I stole that idea from https://github.com/tbarbugli/cassandra_snapshotter.
I would have used that but we had more complex node access modes
(kubernetes, ssh through jumphosts, etc) and lots of other features needed
that weren't supported.

In AWS I use aws profiles to throttle the transfers, and parallelize across
nodes. The basic unit of a successful backup is a single node, but you'll
obviously want to track overall node success.

Note that in rack-based topologies you really only need one whole
successful rack if your RF is > # racks, and one DC.

Beware doing simultaneous flushes/snapshots across the cluster at once,
that might be the equivalent of a DDos.

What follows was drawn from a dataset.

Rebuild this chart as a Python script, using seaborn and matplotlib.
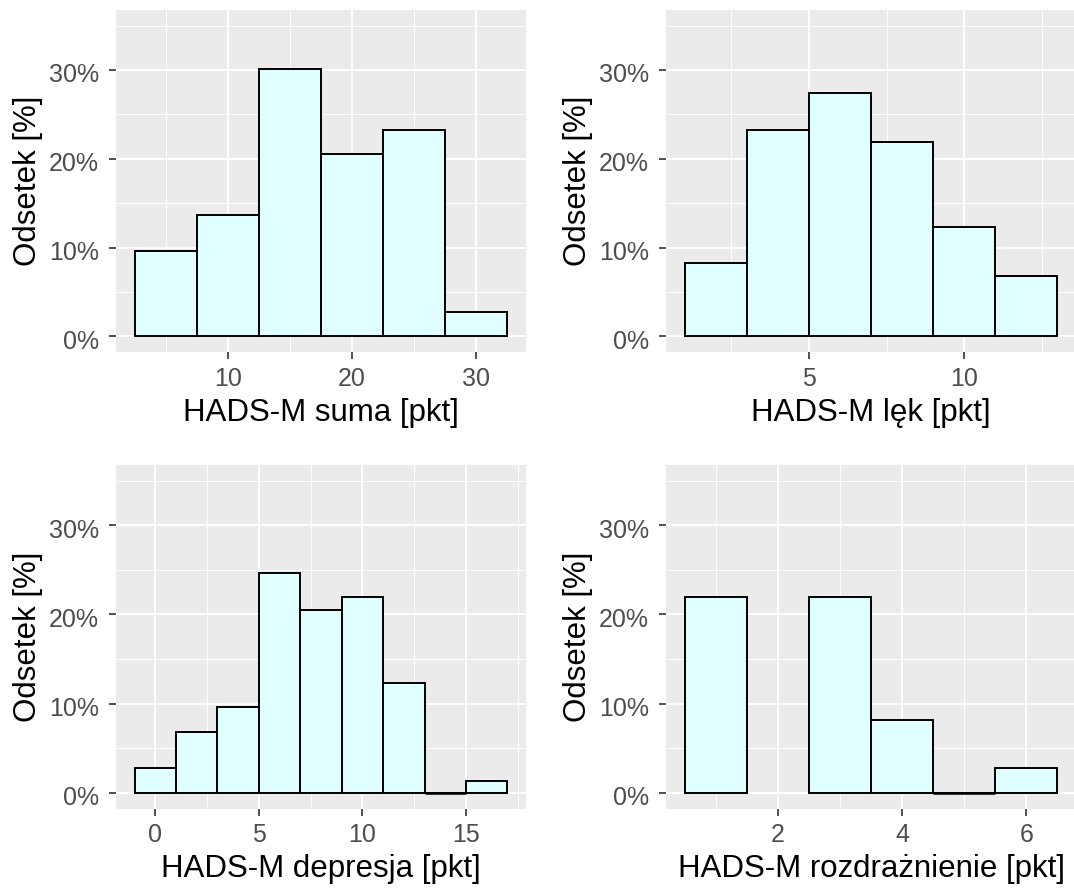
import numpy as np
import pandas as pd
import matplotlib
matplotlib.use("Agg")
import matplotlib.pyplot as plt
import matplotlib.transforms as mtransforms
from matplotlib.ticker import FixedLocator, FuncFormatter
import seaborn as sns

# Number of respondents (denominator for the percentages)
N_RESP = 73

# Bin centres and respondent counts for each HADS-M scale
suma_centers = [5, 10, 15, 20, 25, 30]
suma_counts = [7, 10, 22, 15, 17, 2]

lek_centers = [2, 4, 6, 8, 10, 12]
lek_counts = [6, 17, 20, 16, 9, 5]

dep_centers = [0, 2, 4, 6, 8, 10, 12, 14, 16]
dep_counts = [2, 5, 7, 18, 15, 16, 9, 0, 1]

roz_centers = [1, 3, 4, 5, 6]
roz_counts = [16, 16, 6, 0, 2]

x_titles = [
    "HADS-M suma [pkt]",
    "HADS-M lęk [pkt]",
    "HADS-M depresja [pkt]",
    "HADS-M rozdrażnienie [pkt]",
]
y_title = "Odsetek [%]"

y_major = [0.0, 0.1, 0.2, 0.3]
y_minor = [0.05, 0.15, 0.25, 0.35]

sns.set_theme(style="darkgrid")
plt.rcParams["font.family"] = ["Liberation Sans", "DejaVu Sans"]

W, H = 1074, 894
fig = plt.figure(figsize=(W / 100, H / 100), dpi=100, facecolor="white")


def rect_px(left, top, right, bottom):
    return [left / W, 1 - bottom / H, (right - left) / W, (bottom - top) / H]


panels = [
    dict(centers=suma_centers, counts=suma_counts, width=5,
         major=[10, 20, 30], minor=[5, 15, 25],
         rect=rect_px(116, 10, 526, 352)),
    dict(centers=lek_centers, counts=lek_counts, width=2,
         major=[5, 10], minor=[2.5, 7.5, 12.5],
         rect=rect_px(666, 10, 1076, 352)),
    dict(centers=dep_centers, counts=dep_counts, width=2,
         major=[0, 5, 10, 15], minor=[2.5, 7.5, 12.5, 17.5],
         rect=rect_px(116, 465, 526, 808.5)),
    dict(centers=roz_centers, counts=roz_counts, width=1,
         major=[2, 4, 6], minor=[1, 3, 5],
         rect=rect_px(666, 465, 1076, 808.5)),
]

pct_fmt = FuncFormatter(lambda v, _: f"{v * 100:.0f}%")
bar_fill = "#E0FFFF"
bar_edge = "black"
bar_lw = 1.4

for cfg, xt in zip(panels, x_titles):
    ax = fig.add_axes(cfg["rect"])
    centers = [float(c) for c in cfg["centers"]]
    shares = [c / N_RESP for c in cfg["counts"]]
    df = pd.DataFrame({"score": centers, "share": shares})
    w = float(cfg["width"])
    lo, hi = min(centers) - w / 2, max(centers) + w / 2

    sns.histplot(data=df, x="score", weights="share",
                 binwidth=w, binrange=(lo, hi), ax=ax,
                 color=bar_fill, edgecolor=bar_edge, linewidth=bar_lw,
                 alpha=1, legend=False)

    # drop bins that hold no category of this scale
    for p in list(ax.patches):
        c = p.get_x() + p.get_width() / 2
        if not np.any(np.isclose(centers, c)):
            p.remove()

    # empty categories are outlined as a flat line on the baseline
    for c, s in zip(centers, shares):
        if s == 0:
            ax.hlines(0, c - w / 2, c + w / 2, color=bar_edge,
                      linewidth=bar_lw * 1.3, zorder=3)

    span = hi - lo
    ax.set_xlim(lo - 0.05 * span, hi + 0.05 * span)
    ax.set_ylim(-0.0175, 0.3675)

    ax.set_facecolor("#EBEBEB")
    for s in ax.spines.values():
        s.set_visible(False)

    ax.xaxis.set_major_locator(FixedLocator(cfg["major"]))
    ax.xaxis.set_minor_locator(FixedLocator(cfg["minor"]))
    ax.yaxis.set_major_locator(FixedLocator(y_major))
    ax.yaxis.set_minor_locator(FixedLocator(y_minor))
    ax.yaxis.set_major_formatter(pct_fmt)
    ax.xaxis.set_major_formatter(FuncFormatter(lambda v, _: f"{v:g}"))

    ax.grid(which="major", color="white", linewidth=1.5)
    ax.grid(which="minor", color="white", linewidth=0.75)
    ax.set_axisbelow(True)

    ax.tick_params(which="major", length=5.2, width=1.2, color="#333333",
                   labelcolor="#4D4D4D", labelsize=18, bottom=True, left=True)
    ax.tick_params(axis="x", which="major", pad=5.5)
    ax.tick_params(axis="y", which="major", pad=7.2)
    ax.tick_params(which="minor", length=0, bottom=False, left=False)

    shift = mtransforms.ScaledTranslation(0, -3 / 100, fig.dpi_scale_trans)
    for lab in ax.get_yticklabels():
        lab.set_transform(lab.get_transform() + shift)

    ax.set_xlabel(xt, fontsize=22.5, color="black", labelpad=5)
    ax.set_ylabel(y_title, fontsize=22.5, color="black", labelpad=4)

fig.savefig("out.png", dpi=100, facecolor="white")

You might want to do a "jittered"
randomized preflush of the cluster first before doing the snapshotting.

Unfortunately, the nature of a distributed system is that snapshotting all
the nodes at the precise same time is a hard problem.

I also do not / have not used the built-in incremental backup feature of
cassandra, which can enable more precise point-in-time backups (aside from
the unflushed data in the commitlogs)

A note on incrementals with occaisional FULLs: Note that FULL backups
monthly might take more than a day or two, especially throttled. My
incrementals were originally looking up previous manifests using only 'most
recent", but then the long-running FULL backups were excluded from the
"chain" of incremental backups. So I now implement a fuzzy lookup for the
incrementals that prioritizes any FULL in the last 5 days over any more
recent incremental. Thus you can purge old backups you don't need more
safely using the monthly full backups as a reset point.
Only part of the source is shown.